--- Task ---
Extract only the first line of the listing and every line after it up to and including the one with "copper twisted pair</text>". Omit the pictures.

--- Supplied data ---
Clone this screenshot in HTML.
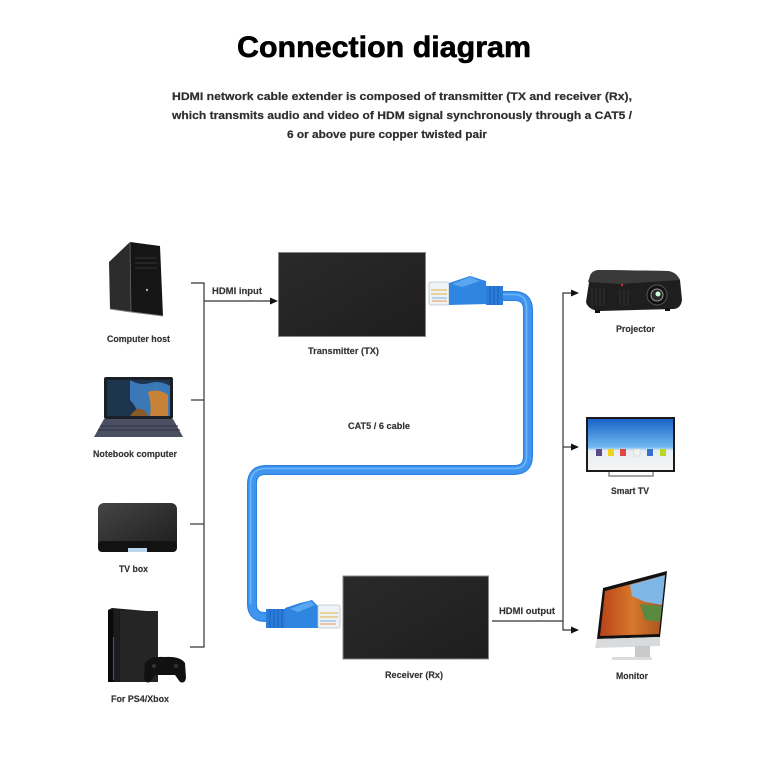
<!DOCTYPE html>
<html><head><meta charset="utf-8"><style>
html,body{margin:0;padding:0;background:#fff;}
svg{display:block;}
.t{font-family:"Liberation Sans",sans-serif;font-weight:bold;}
.l{font-family:"Liberation Sans",sans-serif;font-weight:bold;font-size:9px;fill:#333;stroke:#333;stroke-width:0.15;}
.s{font-family:"Liberation Sans",sans-serif;font-weight:bold;font-size:11px;fill:#2e2e2e;stroke:#2e2e2e;stroke-width:0.2;}
</style></head><body>
<svg width="768" height="768" viewBox="0 0 768 768" xmlns="http://www.w3.org/2000/svg">
<defs>
<linearGradient id="tvsky" x1="0" y1="0" x2="0" y2="1">
<stop offset="0" stop-color="#1a62c8"/><stop offset="0.55" stop-color="#6fb8ee"/><stop offset="0.62" stop-color="#e6eef3"/><stop offset="1" stop-color="#f4f4f4"/>
</linearGradient>
<linearGradient id="box" x1="0" y1="0" x2="1" y2="1">
<stop offset="0" stop-color="#2a2a2a"/><stop offset="1" stop-color="#1e1e1e"/>
</linearGradient>
<linearGradient id="tvb" x1="0" y1="0" x2="1" y2="1">
<stop offset="0" stop-color="#454545"/><stop offset="1" stop-color="#1d1d1d"/>
</linearGradient>
<linearGradient id="ps" x1="0" y1="0" x2="1" y2="0">
<stop offset="0" stop-color="#111"/><stop offset="1" stop-color="#3a3a3a"/>
</linearGradient>
<linearGradient id="mac" x1="0" y1="0" x2="1" y2="0">
<stop offset="0" stop-color="#b8431a"/><stop offset="0.5" stop-color="#d7782d"/><stop offset="1" stop-color="#a8501e"/>
</linearGradient>
</defs>

<!-- Title -->
<text class="t" x="384" y="57" font-size="30" text-anchor="middle" fill="#000" stroke="#000" stroke-width="0.6" textLength="294" lengthAdjust="spacingAndGlyphs">Connection diagram</text>
<text class="s" x="172" y="100" textLength="460" lengthAdjust="spacingAndGlyphs">HDMI network cable extender is composed of transmitter (TX and receiver (Rx),</text>
<text class="s" x="172" y="119" textLength="460" lengthAdjust="spacingAndGlyphs">which transmits audio and video of HDM signal synchronously  through a CAT5 /</text>
<text class="s" x="287" y="138" textLength="200" lengthAdjust="spacingAndGlyphs">6 or above pure copper twisted pair</text>

<!-- Left bracket -->
<g stroke="#333" stroke-width="1.2" fill="none">
<path d="M191 283 H204 V647 H190"/>
<path d="M191 400 H204"/>
<path d="M190 524 H204"/>
<path d="M204 301 H271"/>
<!-- right bracket -->
<path d="M492 621 H563"/>
<path d="M572 293 H563 V630 H572"/>
<path d="M563 447 H572"/>
</g>
<polygon points="270,297.5 278,301 270,304.5" fill="#111"/>
<polygon points="571,289.5 579,293 571,296.5" fill="#111"/>
<polygon points="571,443.5 579,447 571,450.5" fill="#111"/>
<polygon points="571,626.5 579,630 571,633.5" fill="#111"/>
<text class="l" x="212" y="294" textLength="50" lengthAdjust="spacingAndGlyphs">HDMI input</text>
<text class="l" x="499" y="614" textLength="56" lengthAdjust="spacingAndGlyphs">HDMI output</text>

<!-- TX box -->
<rect x="278.5" y="252.5" width="147" height="84" fill="url(#box)" stroke="#888" stroke-width="1"/>
<text class="l" x="308" y="354" textLength="71" lengthAdjust="spacingAndGlyphs">Transmitter (TX)</text>
<!-- RX box -->
<rect x="343" y="576" width="145.5" height="83" fill="url(#box)" stroke="#888" stroke-width="1"/>
<text class="l" x="385" y="678" textLength="58" lengthAdjust="spacingAndGlyphs">Receiver (Rx)</text>

<!-- Cable -->
<path d="M500 296 H514 Q528 296 528 310 V456 Q528 470 514 470 H266 Q252 470 252 484 V604 Q252 617 265 617 H272" fill="none" stroke="#2f82e0" stroke-width="10" stroke-linejoin="round"/>
<path d="M500 296 H514 Q528 296 528 310 V456 Q528 470 514 470 H266 Q252 470 252 484 V604 Q252 617 265 617 H272" fill="none" stroke="#3f95ef" stroke-width="7.5"/>
<path d="M500 294.5 H514 Q526.5 294.5 526.5 308 V456 Q526.5 468.5 514 468.5 H266 Q250.5 468.5 250.5 484 V604" fill="none" stroke="#6db6f7" stroke-width="1.6"/>
<text class="l" x="348" y="429" textLength="62" lengthAdjust="spacingAndGlyphs">CAT5 / 6 cable</text>

<!-- TX connector -->
<g>
<rect x="429" y="282" width="20" height="23" rx="2" fill="#eef3f6" stroke="#b8c4cc" stroke-width="0.8"/>
<path d="M431 290 H447 M431 294 H447" stroke="#e0b040" stroke-width="1"/>
<path d="M432 298 H447" stroke="#7fb0e0" stroke-width="1"/>
<path d="M432 301 H447" stroke="#e79a5a" stroke-width="1"/>
<polygon points="449,283 470,276 486,281 487,304 449,305" fill="#2f86e0"/>
<polygon points="452,284 470,277 480,281 462,287" fill="#5aa6f2"/>
<rect x="486" y="286" width="17" height="19" fill="#2a7ddb"/>
<path d="M490 286 V305 M494 286 V305 M498 286 V305" stroke="#1d5fb4" stroke-width="1"/>
</g>
<!-- RX connector -->
<g>
<rect x="266" y="609" width="19" height="19" fill="#2a7ddb"/>
<path d="M270 609 V628 M274 609 V628 M278 609 V628 M282 609 V628" stroke="#1d5fb4" stroke-width="1"/>
<polygon points="285,608 300,603 312,600 318,606 318,628 285,628" fill="#2f86e0"/>
<polygon points="290,609 310,601 315,605 298,612" fill="#5aa6f2"/>
<rect x="318" y="605" width="22" height="23" rx="2" fill="#eef3f6" stroke="#b8c4cc" stroke-width="0.8"/>
<path d="M320 613 H338 M320 617 H338" stroke="#e0b040" stroke-width="1"/>
<path d="M320 621 H336" stroke="#7fb0e0" stroke-width="1"/>
<path d="M320 624 H336" stroke="#e79a5a" stroke-width="1"/>
</g>

<!-- Computer host -->
<g>
<polygon points="109,262 130,242 131,312 110,309" fill="#2c2c2c"/>
<polygon points="130,242 160,246 163,316 131,312" fill="#151515"/>
<path d="M130 242 L131 312" stroke="#666" stroke-width="0.8"/>
<path d="M110 309 L131 312 L163 316" stroke="#888" stroke-width="1"/>
<path d="M135 258 H157 M135 263 H157 M135 268 H157" stroke="#333" stroke-width="1"/>
<circle cx="147" cy="290" r="1.2" fill="#aaa"/>
<text class="l" x="107" y="342" textLength="63" lengthAdjust="spacingAndGlyphs">Computer host</text>
</g>

<!-- Notebook -->
<g>
<rect x="104" y="377" width="69" height="42" rx="2" fill="#1b1f26"/>
<rect x="107" y="380" width="63" height="36" fill="#1e3550"/>
<path d="M130 380 Q140 386 150 383 Q160 380 170 386 V416 H140 Q135 405 130 400 Z" fill="#3a78b8"/>
<path d="M148 392 Q158 388 168 395 V416 H150 Q152 405 148 392 Z" fill="#c88238"/>
<path d="M130 416 Q138 404 146 412 L148 416 Z" fill="#8a5a2a"/>
<polygon points="104,419 173,419 183,437 94,437" fill="#4a4f62"/>
<path d="M100 426 H178 M98 430 H180" stroke="#2e3242" stroke-width="1"/>
<text class="l" x="93" y="457" textLength="84" lengthAdjust="spacingAndGlyphs">Notebook computer</text>
</g>

<!-- TV box -->
<g>
<rect x="98" y="503" width="79" height="47" rx="6" fill="url(#tvb)"/>
<rect x="98" y="541" width="79" height="11" rx="4" fill="#121212"/>
<rect x="128" y="548" width="19" height="4" fill="#bcd6f0"/>
<text class="l" x="119" y="572" textLength="29" lengthAdjust="spacingAndGlyphs">TV box</text>
</g>

<!-- PS4 -->
<g>
<polygon points="108,610 112,608 158,612 158,682 108,682" fill="url(#ps)"/>
<rect x="108" y="610" width="5" height="72" fill="#0a0a0a"/>
<rect x="114" y="610" width="5" height="72" fill="#1c1c1c"/>
<path d="M113.5 637 V680" stroke="#2c4f9a" stroke-width="1.2"/>
<rect x="120" y="611" width="38" height="71" fill="#252525"/>
<path d="M145 663 Q150 656 165 657 Q180 656 185 663 L186 678 Q185 684 180 682 L175 675 H155 L150 682 Q145 684 144 678 Z" fill="#111"/>
<circle cx="154" cy="666" r="2" fill="#333"/><circle cx="176" cy="666" r="2" fill="#333"/>
<text class="l" x="111" y="702" textLength="58" lengthAdjust="spacingAndGlyphs">For PS4/Xbox</text>
</g>

<!-- Projector -->
<g>
<path d="M590 276 Q592 270 600 270 L668 271 Q676 272 680 280 L682 300 Q681 308 674 309 L600 311 Q588 310 586 302 Z" fill="#1e1e1e"/>
<path d="M590 276 Q592 270 600 270 L668 271 Q676 272 680 280 L620 284 L588 282 Z" fill="#3a3a3a"/>
<path d="M592 288 V306 M596 288 V306 M600 288 V306 M604 288 V306" stroke="#333" stroke-width="1"/>
<path d="M620 290 V306 M624 290 V306 M628 290 V306" stroke="#333" stroke-width="1"/>
<circle cx="657" cy="295" r="10" fill="#111" stroke="#555" stroke-width="1"/>
<circle cx="657" cy="295" r="6" fill="#2a2a2a" stroke="#999" stroke-width="1"/>
<circle cx="658" cy="294" r="2.5" fill="#cfd"/>
<circle cx="622" cy="285" r="1.2" fill="#c33"/>
<rect x="595" y="310" width="5" height="3" fill="#111"/><rect x="665" y="308" width="5" height="3" fill="#111"/>
<text class="l" x="616" y="332" textLength="39" lengthAdjust="spacingAndGlyphs">Projector</text>
</g>

<!-- Smart TV -->
<g>
<rect x="586" y="417" width="89" height="55" fill="#1a1a1a"/>
<rect x="588" y="419" width="85" height="51" fill="url(#tvsky)"/>
<rect x="596" y="449" width="6" height="7" fill="#5b4a8a"/>
<rect x="608" y="449" width="6" height="7" fill="#f1d21b"/>
<rect x="620" y="449" width="6" height="7" fill="#e04848"/>
<rect x="634" y="449" width="6" height="7" fill="#f2f2f2" stroke="#ccc" stroke-width="0.5"/>
<rect x="647" y="449" width="6" height="7" fill="#3a6fd0"/>
<rect x="660" y="449" width="6" height="7" fill="#b8d820"/>
<path d="M609 472 V476 H653 V472" fill="none" stroke="#888" stroke-width="1.5"/>
<text class="l" x="611" y="494" textLength="38" lengthAdjust="spacingAndGlyphs">Smart TV</text>
</g>

<!-- Monitor -->
<g>
<polygon points="603,588 667,571 660,637 597,639" fill="#111"/>
<polygon points="605,591 665,575 659,634 600,636" fill="url(#mac)"/>
<polygon points="630,585 665,575 662,605 645,602 632,596" fill="#7eb6e6"/>
<polygon points="640,604 662,606 660,622 645,620" fill="#5a8a40"/>
<polygon points="597,639 660,637 660,646 595,648" fill="#d9dadc"/>
<rect x="635" y="646" width="15" height="12" fill="#c8c9cb"/>
<rect x="612" y="657" width="40" height="3" fill="#dcdcdc"/>
<text class="l" x="616" y="679" textLength="32" lengthAdjust="spacingAndGlyphs">Monitor</text>
</g>
</svg>
</body></html>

--- Task output ---
Clone this screenshot in HTML.
<!DOCTYPE html>
<html><head><meta charset="utf-8"><style>
html,body{margin:0;padding:0;background:#fff;}
svg{display:block;}
.t{font-family:"Liberation Sans",sans-serif;font-weight:bold;}
.l{font-family:"Liberation Sans",sans-serif;font-weight:bold;font-size:9px;fill:#333;stroke:#333;stroke-width:0.15;}
.s{font-family:"Liberation Sans",sans-serif;font-weight:bold;font-size:11px;fill:#2e2e2e;stroke:#2e2e2e;stroke-width:0.2;}
</style></head><body>
<svg width="768" height="768" viewBox="0 0 768 768" xmlns="http://www.w3.org/2000/svg">
<defs>
<linearGradient id="tvsky" x1="0" y1="0" x2="0" y2="1">
<stop offset="0" stop-color="#1a62c8"/><stop offset="0.55" stop-color="#6fb8ee"/><stop offset="0.62" stop-color="#e6eef3"/><stop offset="1" stop-color="#f4f4f4"/>
</linearGradient>
<linearGradient id="box" x1="0" y1="0" x2="1" y2="1">
<stop offset="0" stop-color="#2a2a2a"/><stop offset="1" stop-color="#1e1e1e"/>
</linearGradient>
<linearGradient id="tvb" x1="0" y1="0" x2="1" y2="1">
<stop offset="0" stop-color="#454545"/><stop offset="1" stop-color="#1d1d1d"/>
</linearGradient>
<linearGradient id="ps" x1="0" y1="0" x2="1" y2="0">
<stop offset="0" stop-color="#111"/><stop offset="1" stop-color="#3a3a3a"/>
</linearGradient>
<linearGradient id="mac" x1="0" y1="0" x2="1" y2="0">
<stop offset="0" stop-color="#b8431a"/><stop offset="0.5" stop-color="#d7782d"/><stop offset="1" stop-color="#a8501e"/>
</linearGradient>
</defs>

<!-- Title -->
<text class="t" x="384" y="57" font-size="30" text-anchor="middle" fill="#000" stroke="#000" stroke-width="0.6" textLength="294" lengthAdjust="spacingAndGlyphs">Connection diagram</text>
<text class="s" x="172" y="100" textLength="460" lengthAdjust="spacingAndGlyphs">HDMI network cable extender is composed of transmitter (TX and receiver (Rx),</text>
<text class="s" x="172" y="119" textLength="460" lengthAdjust="spacingAndGlyphs">which transmits audio and video of HDM signal synchronously  through a CAT5 /</text>
<text class="s" x="287" y="138" textLength="200" lengthAdjust="spacingAndGlyphs">6 or above pure copper twisted pair</text>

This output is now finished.